Le Chevalier D’Eon.
In Petty-France, Westminster,
4 Septembre, 1769.
Translation of the Chevalier D’Eon’s Answer
to Dr. Musgrave’s Address.
SIR,
You will permit me to believe that you never knew any more of me, than I have the honour of knowing of you: and if in your letter of the 12th of August you had not made a wrong use of my name, I should not now find myself obliged to enter into a correspondence with you.
You pretend that “in the summer of the year 1764, overtures were made in my name to several members of parliament, importing that I was ready to impeach three persons, two of whom were peers and members of the privy council, of having sold the peace to the French:” and you seem to found thereupon the evidence of a charge, which you say you carried yourself to Lord Halifax.

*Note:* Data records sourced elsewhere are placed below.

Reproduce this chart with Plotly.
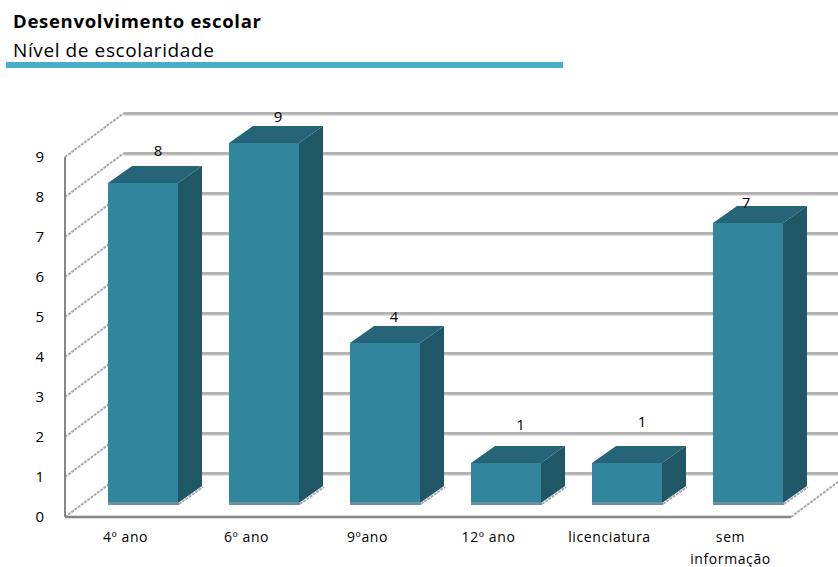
import plotly.graph_objects as go

# ---- data ----
categories = ["4º ano", "6º ano", "9ºano", "12º ano", "licenciatura", "sem informação"]
tick_labels = ["4º ano", "6º ano", "9ºano", "12º ano", "licenciatura", "sem<br>informação"]
values = [8, 9, 4, 1, 1, 7]
y_ticks = [0, 1, 2, 3, 4, 5, 6, 7, 8, 9]

title_text = "Desenvolvimento escolar"
subtitle_text = "Nível de escolaridade"

# ---- geometry (pixels of the 838x567 page) ----
W, H = 838, 567
L, R, T, B = 60, 838, 90, 522      # plot area
X0_PX, PX_PER_CAT = 65, 121        # front-left corner, category width
Y0_PX, PX_PER_UNIT = 517, 40       # floor line, one value unit

def ux(px):   # horizontal pixel distance -> x axis units
    return px / PX_PER_CAT

def uy(px):   # vertical pixel distance -> y axis units
    return px / PX_PER_UNIT

def paper_x(px):
    return (px - L) / (R - L)

def paper_y(px):
    return (B - px) / (B - T)

x_range = [-0.5 + ux(L - X0_PX), -0.5 + ux(R - X0_PX)]
y_range = [uy(Y0_PX - B), uy(Y0_PX - T)]
x_left = -0.5
x_right = len(categories) - 0.5

WALL_DX, WALL_DY = ux(59), uy(44)   # depth of the chart box
BAR_DX, BAR_DY = ux(24), uy(17)     # depth of a column
BAR_SHIFT, BAR_LIFT = ux(17.5), uy(14)
BAR_W = ux(70)

FRONT = "#31859c"
SIDE = "#205767"
TOP = "#266577"
STRIP = "#6d919b"
AXIS = "#868686"
GRID_LO = "#c0c0c0"
GRID_HI = "#a6a6a6"
DIAG = "#ababab"

LABEL_DX = [15, 14, 9, 14.5, 15, -2]
LABEL_DY = [-31, -25, -25, -37, -40, -19]

FONT = "Open Sans"
TICK_PX = 14

fig = go.Figure()
positions = list(range(len(categories)))

# ---- walls (behind the columns) ----
for v in y_ticks:
    fig.add_trace(go.Scatter(
        x=[x_left, x_left + WALL_DX], y=[v, v + WALL_DY], mode="lines",
        line=dict(color=DIAG, width=2, dash="3px,1px"), hoverinfo="skip"))
    fig.add_trace(go.Scatter(
        x=[x_left + WALL_DX, x_right + WALL_DX + 1], y=[v + WALL_DY - uy(1), v + WALL_DY - uy(1)],
        mode="lines", line=dict(color=GRID_LO, width=3.2), hoverinfo="skip"))
    fig.add_trace(go.Scatter(
        x=[x_left + WALL_DX, x_right + WALL_DX + 1], y=[v + WALL_DY, v + WALL_DY],
        mode="lines", line=dict(color=GRID_HI, width=1.4), hoverinfo="skip"))

fig.add_trace(go.Scatter(
    x=[x_right, x_right + WALL_DX], y=[0, WALL_DY], mode="lines",
    line=dict(color=DIAG, width=2, dash="3px,1px"), hoverinfo="skip"))
fig.add_trace(go.Scatter(
    x=[x_left, x_left], y=[y_ticks[0], y_ticks[-1]], mode="lines",
    line=dict(color=AXIS, width=2), hoverinfo="skip"))
fig.add_trace(go.Scatter(
    x=[x_left, x_right], y=[0, 0], mode="lines",
    line=dict(color=AXIS, width=2.6), hoverinfo="skip"))

# ---- columns: overlaid subplot so they sit on top of the walls ----
front_x = [p + BAR_SHIFT for p in positions]
fig.add_trace(go.Bar(
    x=front_x, y=values, base=BAR_LIFT, width=BAR_W, marker=dict(color=FRONT, line=dict(width=0)),
    yaxis="y2", customdata=categories, hovertemplate="%{customdata}: %{y}<extra></extra>"))

for fx, v in zip(front_x, values):
    xl, xr = fx - BAR_W / 2, fx + BAR_W / 2
    yb, yt = BAR_LIFT, BAR_LIFT + v
    fig.add_trace(go.Scatter(
        x=[xr, xr + BAR_DX, xr + BAR_DX, xr, xr], y=[yb, yb + BAR_DY, yt + BAR_DY, yt, yb],
        mode="lines", fill="toself", fillcolor=SIDE, line=dict(width=0), yaxis="y2", hoverinfo="skip"))
    fig.add_trace(go.Scatter(
        x=[xl, xr, xr + BAR_DX, xl + BAR_DX, xl], y=[yt, yt, yt + BAR_DY, yt + BAR_DY, yt],
        mode="lines", fill="toself", fillcolor=TOP, line=dict(width=0), yaxis="y2", hoverinfo="skip"))
    fig.add_trace(go.Scatter(
        x=[xl, xr + ux(1)], y=[yb - uy(0.5), yb - uy(0.5)], mode="lines",
        line=dict(color=STRIP, width=3), yaxis="y2", hoverinfo="skip"))
    fig.add_trace(go.Scatter(
        x=[xr + ux(1), xr + BAR_DX + ux(1)], y=[yb - uy(1), yb + BAR_DY - uy(1)], mode="lines",
        line=dict(color=DIAG, width=2, dash="3px,1px"), yaxis="y2", hoverinfo="skip"))

fig.add_trace(go.Scatter(
    x=[fx + ux(dx) for fx, dx in zip(front_x, LABEL_DX)],
    y=[v + BAR_LIFT - uy(dy) for v, dy in zip(values, LABEL_DY)],
    mode="text", text=[str(v) for v in values], textposition="middle center",
    textfont=dict(family=FONT, size=15, color="#000000"),
    yaxis="y2", hoverinfo="skip", cliponaxis=False))

# ---- header ----
fig.add_shape(type="rect", xref="paper", yref="paper",
              x0=paper_x(6), x1=paper_x(563), y0=paper_y(68), y1=paper_y(62),
              fillcolor="#47aec7", line=dict(width=0))
fig.add_annotation(text='<b><span style="letter-spacing:0.7px">' + title_text + "</span></b>",
                   xref="paper", yref="paper",
                   x=paper_x(11), y=paper_y(20), xanchor="left", yanchor="middle", showarrow=False,
                   font=dict(family=FONT, size=18.5, color="#000000"))
fig.add_annotation(text='<span style="letter-spacing:0.6px">' + subtitle_text + "</span>",
                   xref="paper", yref="paper",
                   x=paper_x(11), y=paper_y(49.5), xanchor="left", yanchor="middle", showarrow=False,
                   font=dict(family=FONT, size=19, color="#000000"))

span = f'<span style="font-size:{TICK_PX}px;letter-spacing:0.6px">'
fig.update_layout(
    width=W, height=H, autosize=False,
    margin=dict(l=L, r=W - R, t=T, b=H - B, pad=0, autoexpand=False),
    paper_bgcolor="#ffffff", plot_bgcolor="#ffffff",
    showlegend=False, barmode="overlay", bargap=0,
    font=dict(family=FONT, color="#000000"),
    xaxis=dict(range=x_range, tickmode="array", tickvals=positions, automargin=False,
               ticktext=[span + t.replace("<br>", "</span><br>" + span) + "</span>" for t in tick_labels],
               tickfont=dict(family=FONT, size=17, color="#000000"),
               showgrid=False, zeroline=False, showline=False, ticks="", tickangle=0, ticklabelstandoff=2),
    yaxis=dict(range=y_range, tickmode="array", tickvals=y_ticks, automargin=False,
               tickfont=dict(family=FONT, size=15, color="#000000"),
               showgrid=False, zeroline=False, showline=False, ticks="", ticklabelstandoff=15),
    yaxis2=dict(range=y_range, overlaying="y", visible=False, showgrid=False, zeroline=False, automargin=False),
)

fig.write_html("out.html", config={"displayModeBar": False},
               post_script="document.body.style.margin='0';document.body.style.overflow='hidden';")
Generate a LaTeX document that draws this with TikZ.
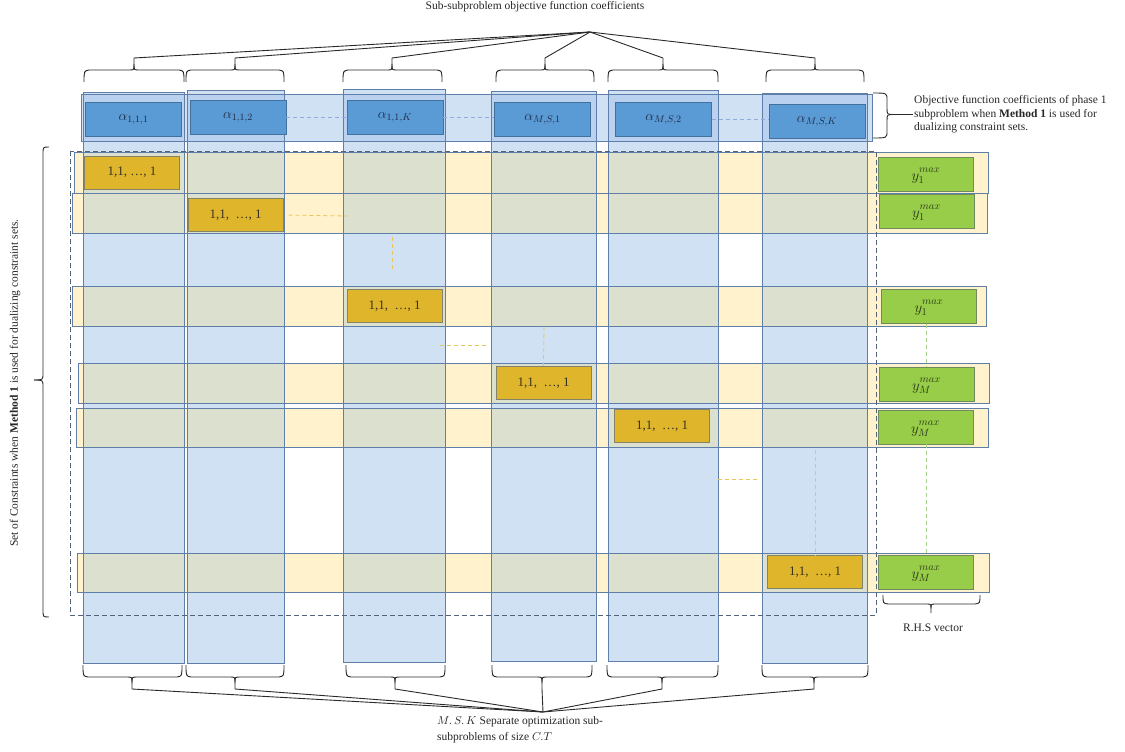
\documentclass[tikz,border=0pt]{standalone}
\usepackage{fix-cm}
\usepackage{fontspec}
\setmainfont{Liberation Serif}

\definecolor{colfillc}{HTML}{A4C3EA}
\definecolor{edgeblue}{HTML}{5F7FA8}
\definecolor{rowfillc}{HTML}{FFF2CC}
\definecolor{overlapc}{HTML}{DCE0CE}
\definecolor{alphafill}{HTML}{5B9BD5}
\definecolor{alphaedge}{HTML}{41719C}
\definecolor{goldfill}{HTML}{DEB52B}
\definecolor{goldedge}{HTML}{85826A}
\definecolor{greenfill}{HTML}{97CD48}
\definecolor{greenedge}{HTML}{6F8A5C}
\definecolor{outerdashc}{HTML}{52637A}
\definecolor{bluedashc}{HTML}{8FAADC}
\definecolor{golddashc}{HTML}{E8C65C}
\definecolor{greendashc}{HTML}{A9D18E}
\definecolor{alphatext}{HTML}{1E2B48}
\definecolor{goldtext}{HTML}{3A3222}
\definecolor{greentext}{HTML}{2C3A18}
\definecolor{labeltext}{HTML}{262626}
\definecolor{bracec}{HTML}{2A2A2A}

% horizontal curly brace: left end, right end, cusp x, y of the ends,
% vertical scale (sign gives the side of the cusp), name of the tip
\newcommand{\hbrace}[6]{%
  \begin{scope}[shift={(0,#4)},yscale=#5]
    \draw[bracepen] (#1,0) .. controls (#1,-11) .. (#1+5,-12) -- (#3-5,-12)
      .. controls (#3,-12) .. (#3,-18) -- (#3,-24) coordinate (#6);
    \draw[bracepen] (#2,0) .. controls (#2,-11) .. (#2-5,-12) -- (#3+5,-12)
      .. controls (#3,-12) .. (#3,-18);
  \end{scope}}
% right-hand side entry with its superscript kept clear of the index
\newcommand{\ymax}[1]{$y_{#1}^{\mathstrut max}$}

\begin{document}
\begin{tikzpicture}[x=1pt,y=-1pt,
  colfill/.style={fill=colfillc,fill opacity=0.5},
  edge/.style={draw=edgeblue,line width=0.9pt},
  abox/.style={draw=alphaedge,fill=alphafill,line width=0.9pt,minimum width=96pt,
    minimum height=34pt,inner sep=0pt,text=alphatext,font=\fontsize{14}{14}\selectfont},
  goldbox/.style={draw=goldedge,fill=goldfill,line width=0.9pt,minimum width=95pt,
    minimum height=33pt,inner sep=0pt,text=goldtext,font=\fontsize{13}{13}\selectfont},
  greenbox/.style={draw=greenedge,fill=greenfill,line width=0.9pt,minimum width=95pt,
    minimum height=34pt,inner sep=0pt,text=greentext,font=\fontsize{15}{15}\selectfont},
  bracepen/.style={draw=bracec,line width=0.9pt},
  lbl/.style={font=\fontsize{11.5}{13.5}\selectfont,text=labeltext,inner sep=1pt},
  bdash/.style={draw=bluedashc,line width=0.8pt,dash pattern=on 4pt off 3pt},
  gdash/.style={draw=golddashc,line width=0.8pt,dash pattern=on 4pt off 3pt},
  grdash/.style={draw=greendashc,line width=0.8pt,dash pattern=on 4pt off 3pt},
  outerdash/.style={draw=outerdashc,line width=0.8pt,dash pattern=on 5pt off 3pt}]

\useasboundingbox (0,0) rectangle (1125,752);

% sub-subproblem columns and the objective row
\foreach \xa/\xb/\ya/\yb in {83/184/92/663,187/284/90/663,343/445/89/662,
    491/596/91/661,608/718/90/661,762/867/93/663}
  \fill[colfill] (\xa,\ya) rectangle (\xb,\yb);
\fill[colfill] (81,94) rectangle (872,141);

% constraint rows, with their overlap with the columns
\foreach \xa/\ya/\xb/\yb in {74/152/988/193,72/193/987/233,72/286/986/326,
    78/363/989/403,76/408/988/447,77/553/989/592} {
  \fill[rowfillc] (\xa,\ya) rectangle (\xb,\yb);
  \begin{scope}
    \clip (\xa,\ya) rectangle (\xb,\yb);
    \foreach \ca/\cb in {83/184,187/284,343/445,491/596,608/718,762/867}
      \fill[overlapc] (\ca,100) rectangle (\cb,650);
  \end{scope}
}

% outlines
\foreach \xa/\xb/\ya/\yb in {83/184/92/663,187/284/90/663,343/445/89/662,
    491/596/91/661,608/718/90/661,762/867/93/663}
  \draw[edge] (\xa,\ya) rectangle (\xb,\yb);
\draw[edge] (81,94) rectangle (872,141);
\foreach \xa/\ya/\xb/\yb in {74/152/988/193,72/193/987/233,72/286/986/326,
    78/363/989/403,76/408/988/447,77/553/989/592}
  \draw[edge] (\xa,\ya) rectangle (\xb,\yb);

% objective coefficients
\node[abox] (a1) at (133.5,119) {$\alpha_{1,1,1}$};
\node[abox] (a2) at (238,117.5) {$\alpha_{1,1,2}$};
\node[abox] (a3) at (395,117.5) {$\alpha_{1,1,K}$};
\node[abox] (a4) at (542.5,119) {$\alpha_{M,S,1}$};
\node[abox] (a5) at (663.5,119.5) {$\alpha_{M,S,2}$};
\node[abox] (a6) at (817,121.5) {$\alpha_{M,S,K}$};
\draw[bdash] (a2.east) -- (a2.east -| a3.west);
\draw[bdash] (a3.east) -- (a3.east -| a4.west);
\draw[bdash] (a5.east) -- (a5.east -| a6.west);

% constraint coefficients
\node[goldbox] (g1) at (132,172.5) {1,1, …, 1};
\node[goldbox] (g2) at (235.5,215) {1,1,~~…, 1};
\node[goldbox] (g3) at (394.5,306) {1,1,~~…, 1};
\node[goldbox] (g4) at (543.5,383) {1,1,~~…, 1};
\node[goldbox] (g5) at (662,426) {1,1,~~…, 1};
\node[goldbox] (g6) at (815,572) {1,1,~~…, 1};

\coordinate (p1) at (348,216);
\coordinate (p2) at (392,237);
\coordinate (p3) at (392,272);
\coordinate (p4) at (440,345);
\coordinate (p5) at (488,345);
\coordinate (p6) at (544,327);
\coordinate (p7) at (718,479);
\coordinate (p8) at (758,479);
\coordinate (p9) at (815,450);
\draw[gdash,shorten <=5pt] (g2.east) -- (p1);
\draw[gdash] (p2) -- (p3);
\draw[gdash] (p4) -- (p5);
\draw[gdash] (p6) -- (g4.north);
\draw[gdash] (p7) -- (p8);
\draw[gdash] (p9) -- (g6.north);

% right-hand side
\node[greenbox] (y1) at (926,174) {\ymax{1}};
\node[greenbox] (y2) at (926.5,211) {\ymax{1}};
\node[greenbox] (y3) at (929,306.5) {\ymax{1}};
\node[greenbox] (y4) at (926.5,384) {\ymax{M}};
\node[greenbox] (y5) at (925.5,427) {\ymax{M}};
\node[greenbox] (y6) at (926,572) {\ymax{M}};
\draw[grdash] (y4.north |- y3.south) -- (y4.north);
\draw[grdash] (y6.north |- y5.south) -- (y6.north);

% constraint set frame
\draw[outerdash] (70,151) rectangle (876,615);

% braces over the columns
\hbrace{84}{184}{134}{82}{1}{t1}
\hbrace{186}{284}{235}{82}{1}{t2}
\hbrace{343}{442}{392}{82}{1}{t3}
\hbrace{496}{594}{545}{82}{1}{t4}
\hbrace{608}{718}{663}{82}{1}{t5}
\hbrace{766}{864}{815}{82}{1}{t6}
\coordinate (topapex) at (590,32);
\foreach \t in {t1,t2,t3,t4,t5,t6}
  \draw[bracepen] (\t) -- (topapex);
\node[lbl] (title) at (535,7) {Sub-subproblem objective function coefficients};

% braces under the columns
\hbrace{83}{182}{132}{665}{-1}{d1}
\hbrace{186}{284}{235}{665}{-1}{d2}
\hbrace{346}{445}{395}{665}{-1}{d3}
\hbrace{492}{592}{542}{665}{-1}{d4}
\hbrace{607}{718}{662}{665}{-1}{d5}
\hbrace{762}{868}{814}{665}{-1}{d6}
\coordinate (botapex) at (543,712);
\foreach \t in {d1,d2,d3,d4,d5,d6}
  \draw[bracepen] (\t) -- (botapex);
\node[lbl,anchor=north west,align=left] (sublabel) at (436,715)
  {$M.\,S.\,K$ Separate optimization sub-\\[2.5pt]subproblems of size $C.T$};

% brace beside the objective row
\draw[bracepen] (873,93) .. controls (887,93) .. (887,100) -- (887,108)
  .. controls (887,114.5) .. (894,114.5) coordinate (rtip);
\draw[bracepen] (873,138) .. controls (887,138) .. (887,131) -- (887,121)
  .. controls (887,114.5) .. (894,114.5);
\node[lbl,anchor=west,align=left] (objlabel) at (913,114.5)
  {Objective function coefficients of phase 1\\subproblem when \textbf{Method 1} is used for\\dualizing constraint sets.};
\draw[bracepen] (rtip) -- (objlabel.west);

% brace beside the constraint set
\draw[bracepen] (49,147) .. controls (43,147) .. (43,154) -- (43,373)
  .. controls (43,380) .. (34,380) coordinate (ltip);
\draw[bracepen] (49,617) .. controls (43,617) .. (43,610) -- (43,387)
  .. controls (43,380) .. (34,380);
\node[lbl,rotate=90] (conlabel) at (15,383)
  {Set of Constraints when \textbf{Method 1} is used for dualizing constraint sets.};

% brace under the right-hand side vector
\hbrace{883}{980}{931}{595}{-0.75}{rhs}
\node[lbl] (rhslabel) at (933,628) {R.H.S vector};

\end{tikzpicture}
\end{document}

I declare, therefore, here, Sir, that I never made, nor caused to be made any such overture, either in the winter or summer of the year 1764, nor at any other time: I am, on one side, too faithful to the office I filled, and on the other too zealous a friend to truth.
I confess you do not say it was I that made these overtures; but only that they were made in my name, particularly to Sir George Yonge and Mr. Fitzherbert.
I assure you I do not know either of these gentlemen, and never authorised any person whatever to make in my name such overtures, which the abhorrence alone I have for calumny, would make me detest.